Кирилл вырос за кулисами, сам ребенком выходил на сцену — и это не могло не сказаться на его будущем. А позднее я заметил в нем аналитический склад ума, что для режиссера весьма существенно — без способности к анализу невозможно ни работать с текстом пьесы, ни препарировать собственные жизненные наблюдения в художественные образы. Чаще этот мыслительный процесс происходит не сознательно, а на интуитивном уровне, на уровне подсознания, когда разум сам работает и дает оценки, делает выводы. Эта интуитивная черта, мне кажется, очень свойственна Кириллу.
Я своих детей не воспитывал – некогда было, но они росли в определенном устое, так что их формировала среда. В семье у нас всегда много читали — и классику, и западную литературу, которая хлынула к нам после поднятия «железного занавеса»: ФИТЦДЖЕРАЛЬД, ХЕМИНГУЭЙ, АПДАЙК, СЭЛИНДЖЕР, БРЭДБЕРИ, САГАН… Конечно, и АСТАФЬЕВ, и ШУКШИН, и РАСПУТИН, и многое-многое другое. Потом мы обсуждали прочитанное, но не потому, что стояла цель что-то усвоить, а потому, что было интересно.
Также и Кирилла никто и никогда не принуждал к его занятиям. Как-то раз, во время гастролей по Ангаре, я купил ему детскую энциклопедию в десяти тяжеленных томах. Один из них так ему полюбился, что он таскал его под мышкой всюду и постоянно читал, хотя, казалось бы, – энциклопедия… Что бы он ни делал – это происходило естественным образом, по его собственной воле.
И сегодня он сам себе хозяин. Я наблюдаю за тем, что он делает, но не пытаюсь подсказать или направить его – хотя бы потому, что это бессмысленно. Все равно не послушает, и в этом я нахожу собственные черты. Его мама, моя супруга, говорит, что Кирилл – просто мой клон в том, что касается упрямства и настырности. То, что себе надумал, доведет до конца. Наверное, это хорошо.
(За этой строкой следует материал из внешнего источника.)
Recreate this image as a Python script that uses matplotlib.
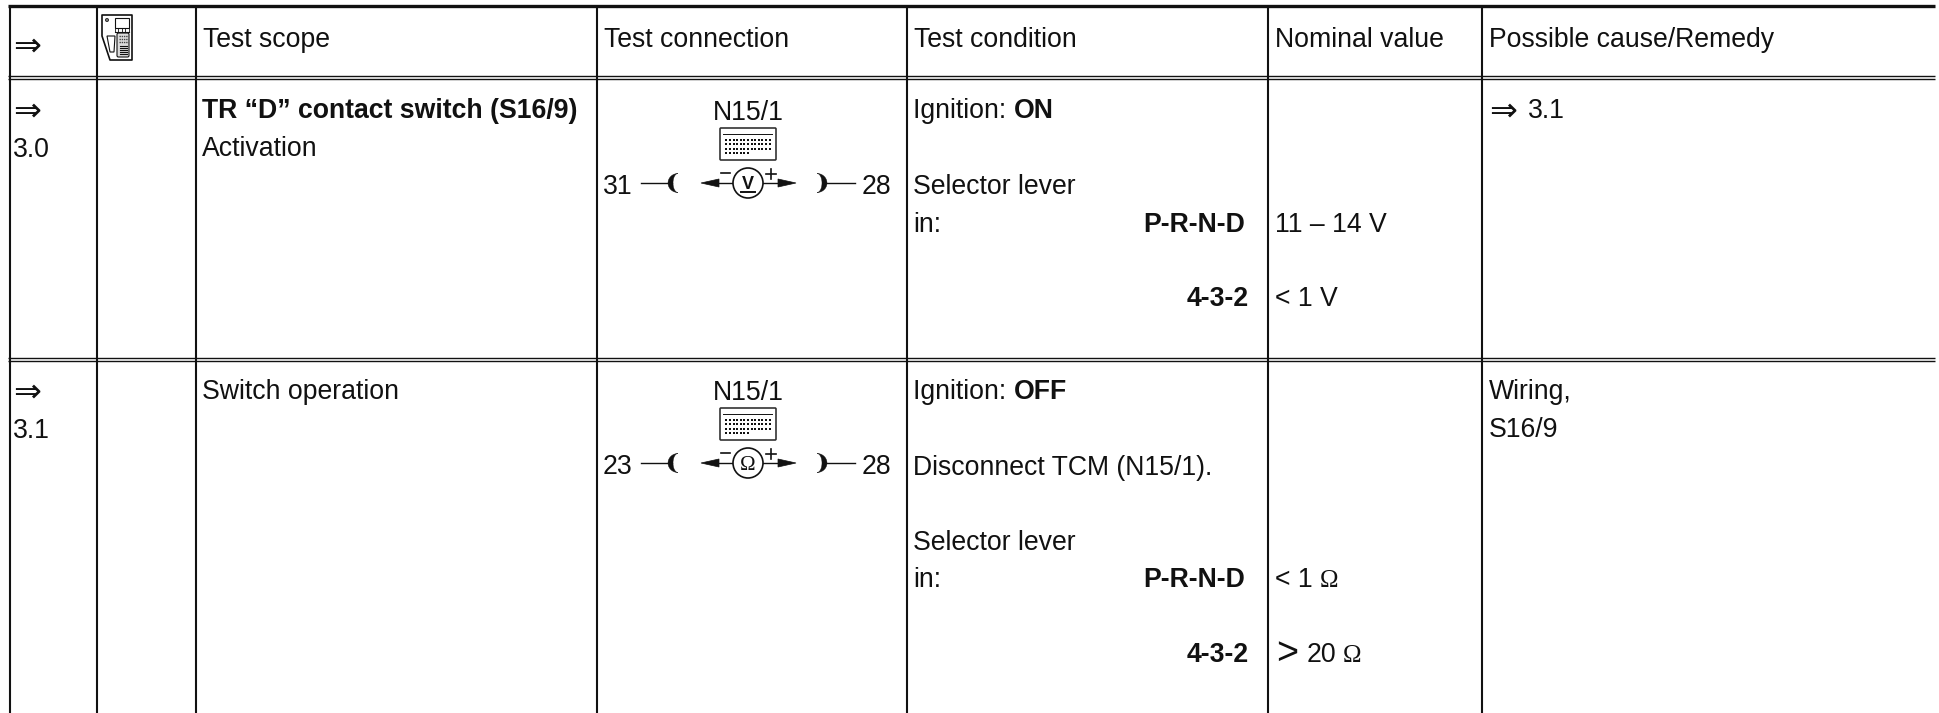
import matplotlib
matplotlib.use("Agg")
import matplotlib.pyplot as plt
import numpy as np
from matplotlib.patches import Rectangle, FancyBboxPatch, Circle, Polygon

SANS = ["Liberation Sans", "DejaVu Sans"]
SERIF = ["Liberation Serif", "DejaVu Serif"]
ARROW = ["DejaVu Sans"]
FS = 19.2
FA = 24

headers = ["Test scope", "Test connection", "Test condition", "Nominal value", "Possible cause/Remedy"]
col_edges = [10, 97, 196, 597, 907, 1268, 1482]
steps = ["3.0", "3.1"]
scopes = [["TR “D” contact switch (S16/9)", "Activation"], ["Switch operation"]]
pins = [("31", "28"), ("23", "28")]
meter = ["V", "Ω"]
remedies = [["3.1"], ["Wiring,", "S16/9"]]
row_base = [118, 399]
cond_plain = [("Ignition: ", 118), ("Selector lever", 194), ("in:", 232),
              ("Ignition: ", 399), ("Disconnect TCM (N15/1).", 475), ("Selector lever", 550), ("in:", 587)]
cond_bold = [("ON", 118), ("OFF", 399)]
positions = [("P-R-N-D", 232, 1245), ("4-3-2", 306, 1249), ("P-R-N-D", 587, 1245), ("4-3-2", 662, 1249)]
nominal = [("11 – 14 V", 232), ("< 1 V", 306)]

fig = plt.figure(figsize=(19.4, 7.13), dpi=100)
ax = fig.add_axes([0, 0, 1, 1])
ax.set_xlim(0, 1940)
ax.set_ylim(713, 0)
ax.axis("off")

K = "#111111"
TOP, H1, H2, MID1, MID2, BOT = 6, 76, 79, 357.5, 360.5, 713
LEFT, RIGHT = 8, 1935


def t(x, y, s, weight="normal", ha="left", fam=SANS, fs=FS, z=5):
    return ax.text(x, y, s, family=fam, fontsize=fs, fontweight=weight, ha=ha, va="baseline", color=K, zorder=z)


# grid
ax.plot([LEFT, RIGHT], [TOP, TOP], color=K, lw=2.4, solid_capstyle="butt")
for y in (H1, H2, MID1, MID2):
    ax.plot([LEFT, RIGHT], [y, y], color=K, lw=1.0, solid_capstyle="butt")
for x in col_edges:
    ax.plot([x, x], [TOP, BOT], color=K, lw=1.5, solid_capstyle="butt")

# header
t(13, 56, "⇒", fam=ARROW, fs=FA)
for c, h in zip(col_edges[2:], headers):
    t(c + 7, 47, h)


def device(x0, y0):
    ax.add_patch(Polygon([(x0 + 1, y0 + 1), (x0 + 31, y0 + 1), (x0 + 31, y0 + 46), (x0 + 9, y0 + 46), (x0 + 1, y0 + 22)],
                         closed=True, fc="white", ec=K, lw=1.2, joinstyle="round"))
    ax.add_patch(Rectangle((x0 + 14, y0 + 4), 14, 10, fc="white", ec=K, lw=0.8))
    for i in range(5):
        ax.plot([x0 + 14 + i * 3.5] * 2, [y0 + 14, y0 + 18], color=K, lw=0.6)
    ax.plot([x0 + 14, x0 + 28], [y0 + 18, y0 + 18], color=K, lw=0.8)
    ax.add_patch(Circle((x0 + 6, y0 + 6), 1.6, fc="#777777", ec=K, lw=0.5))
    ax.add_patch(Polygon([(x0 + 6, y0 + 22), (x0 + 14, y0 + 22), (x0 + 13, y0 + 38), (x0 + 9, y0 + 38)], fc="white", ec=K, lw=0.8))
    ax.add_patch(FancyBboxPatch((x0 + 16, y0 + 19), 12, 24, boxstyle="round,pad=0,rounding_size=1.5", fc="#dddddd", ec=K, lw=0.8))
    for i in range(5):
        ax.plot([x0 + 19, x0 + 26], [y0 + 32 + i * 2] * 2, color=K, lw=0.8)
    for i in range(3):
        ax.plot([x0 + 18, x0 + 27], [y0 + 22 + i * 3] * 2, color="#444444", lw=1.0, ls=(0, (1, 0.6)))


device(101, 14)


def connector(x0, y0):
    ax.add_patch(FancyBboxPatch((x0, y0), 56, 32, boxstyle="round,pad=0,rounding_size=1", fc="white", ec="#333333", lw=1.2))
    ax.plot([x0 + 3, x0 + 52], [y0 + 6, y0 + 6], color=K, lw=0.7)
    xs, ys = [], []
    for r, n in enumerate([13, 13, 13, 7]):
        for i in range(n):
            xs.append(x0 + 6.5 + i * 3.6)
            ys.append(y0 + 11.5 + r * 4.6)
    ax.scatter(xs, ys, s=1.8, color=K, marker="s", linewidths=0)


def crescent(xc, yc, sign):
    th = np.linspace(-np.pi / 2, np.pi / 2, 30)
    outer = np.column_stack([xc + sign * 10 * np.cos(th), yc + 9.5 * np.sin(th)])
    inner = np.column_stack([xc + sign * 5 * np.cos(th[::-1]), yc + 9.5 * np.sin(th[::-1])])
    ax.add_patch(Polygon(np.vstack([outer, inner]), closed=True, fc=K, ec=K, lw=0.3))


def switch(i, y0):
    # y0: centre line of the measurement symbol
    cx = 748
    t(cx, y0 - 63, "N15/1", ha="center")
    connector(cx - 28, y0 - 55)
    l, r = pins[i]
    t(603, y0 + 11.5, l)
    t(862, y0 + 11.5, r)
    ax.plot([641, 672], [y0, y0], color=K, lw=1.0)
    ax.plot([823, 855], [y0, y0], color=K, lw=1.0)
    crescent(678, y0, -1)
    crescent(817, y0, 1)
    ax.add_patch(Circle((748, y0), 15, fc="white", ec=K, lw=1.2, zorder=3))
    for a, b in [(733, 714), (763, 782)]:
        ax.plot([a, b], [y0, y0], color=K, lw=1.0)
    ax.add_patch(Polygon([(701, y0), (719, y0 - 4), (719, y0 + 4)], fc=K, ec=K, lw=0.5))
    ax.add_patch(Polygon([(796, y0), (778, y0 - 4), (778, y0 + 4)], fc=K, ec=K, lw=0.5))
    ax.plot([721, 730], [y0 - 10, y0 - 10], color=K, lw=1.2)
    ax.plot([766, 776], [y0 - 9, y0 - 9], color=K, lw=1.2)
    ax.plot([771, 771], [y0 - 14, y0 - 4], color=K, lw=1.2)
    if meter[i] == "V":
        ax.text(748, y0 + 6, "V", family=SANS, fontsize=13, fontweight="bold", ha="center", va="baseline", color=K, zorder=4)
        ax.plot([741, 755], [y0 + 9, y0 + 9], color=K, lw=1.4, zorder=4)
    else:
        ax.text(748, y0 + 7, "Ω", family=SERIF, fontsize=15, ha="center", va="baseline", color=K, zorder=4)


# step column
for s, y in zip(steps, row_base):
    t(13, y + 3, "⇒", fam=ARROW, fs=FA)
    t(13, y + 39, s)

# scopes
for k, (lines, y) in enumerate(zip(scopes, row_base)):
    for j, line in enumerate(lines):
        t(col_edges[2] + 6, y + j * 38, line, weight="bold" if (k == 0 and j == 0) else "normal")

switch(0, 183)
switch(1, 463)

# conditions
cx0 = col_edges[4] + 6
for plain, y in cond_plain:
    t(cx0, y, plain)
for s, y in cond_bold:
    t(1014, y, s, weight="bold")
for s, y, x in positions:
    t(x, y, s, weight="bold", ha="right")

# nominal values
for s, y in nominal:
    t(1275, y, s)
t(1275, 587, "< 1")
t(1320, 587, "Ω", fam=SERIF, fs=18)
t(1276, 664, ">", fs=FS + 8)
t(1307, 662, "20")
t(1343, 662, "Ω", fam=SERIF, fs=18)

# remedies
t(1489, 121, "⇒", fam=ARROW, fs=FA)
t(1528, 118, remedies[0][0])
for j, line in enumerate(remedies[1]):
    t(col_edges[6] + 7, row_base[1] + j * 38, line)

fig.savefig("out.png", dpi=100, facecolor="white")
К тому же я прекрасно понимаю, что такое труд режиссера. Когда работаю над спектаклем, тоже не сразу знаю, что получится. Если еще в процессе репетиций, когда думаешь, маешься, не вполне понимая, как все будет, тебе начнут навязывать свое представление, то это может свести на нет твой собственный замысел. Если он спросит, я отвечу, а раз не спрашивает – значит, сам знает, что делает. Когда я смотрю его спектакль, я объективно оцениваю его качество и в зависимости от этого решаю, принять его или нет. Будь Кирилл мне трижды сыном, неудачной постановки я не выпущу. Да он и сам не позволит, у него самолюбие – будь здоров.
Важно то, что он пришел в театр не сразу, а в районе 30 лет. Начинал учиться на актера, но бросил и уехал в Москву, где пробовал себя в разных областях: занимался вокалом, гитарой... Все это нужно было пройти, чтобы понять себя. Ему повезло, что у него есть возможность пробовать и в жизни, и в театре. Есть актеры, с которым он в хороших отношениях, и они с удовольствием ему помогают. Далеко не все попадают в такие условия.
Что касается меня, окончив школу в Алма-Ате, где жил с родителями, я хотел поехать поступать в театральный вуз, но тятенька мне сказал: «Езжай, сынок, но денег на дорогу мы тебе не дадим. Можешь уходить из дома и жить как знаешь». Он был военный человек и не понимал, что театр – это работа. Думал, какая-то безделица, нечто несущественное. И я поступил на филфак. Учась там, я тем не менее занимался в театральной студии. Когда окончил институт, то показал родителям диплом, а работать ушел в театр. Позже окончил ГИТИС. Все равно сделал то, что хотел. Сам я не стал повторять приемы своего отца, и в этом Кириллу больше повезло, чем мне. Конечно, мне приятно, что все же он пошел по моим стопам. В том, что режиссура – его призвание, у меня сомнений нет.
Не знаю, куда он выплывет. Закончит курс у БЕЛЯКОВИЧА, а вдруг он так себя покажет, что его и в Москве попробуют? Мне этого, признаюсь, не хотелось бы — из чувства эгоизма. Но ему решать, ему жить.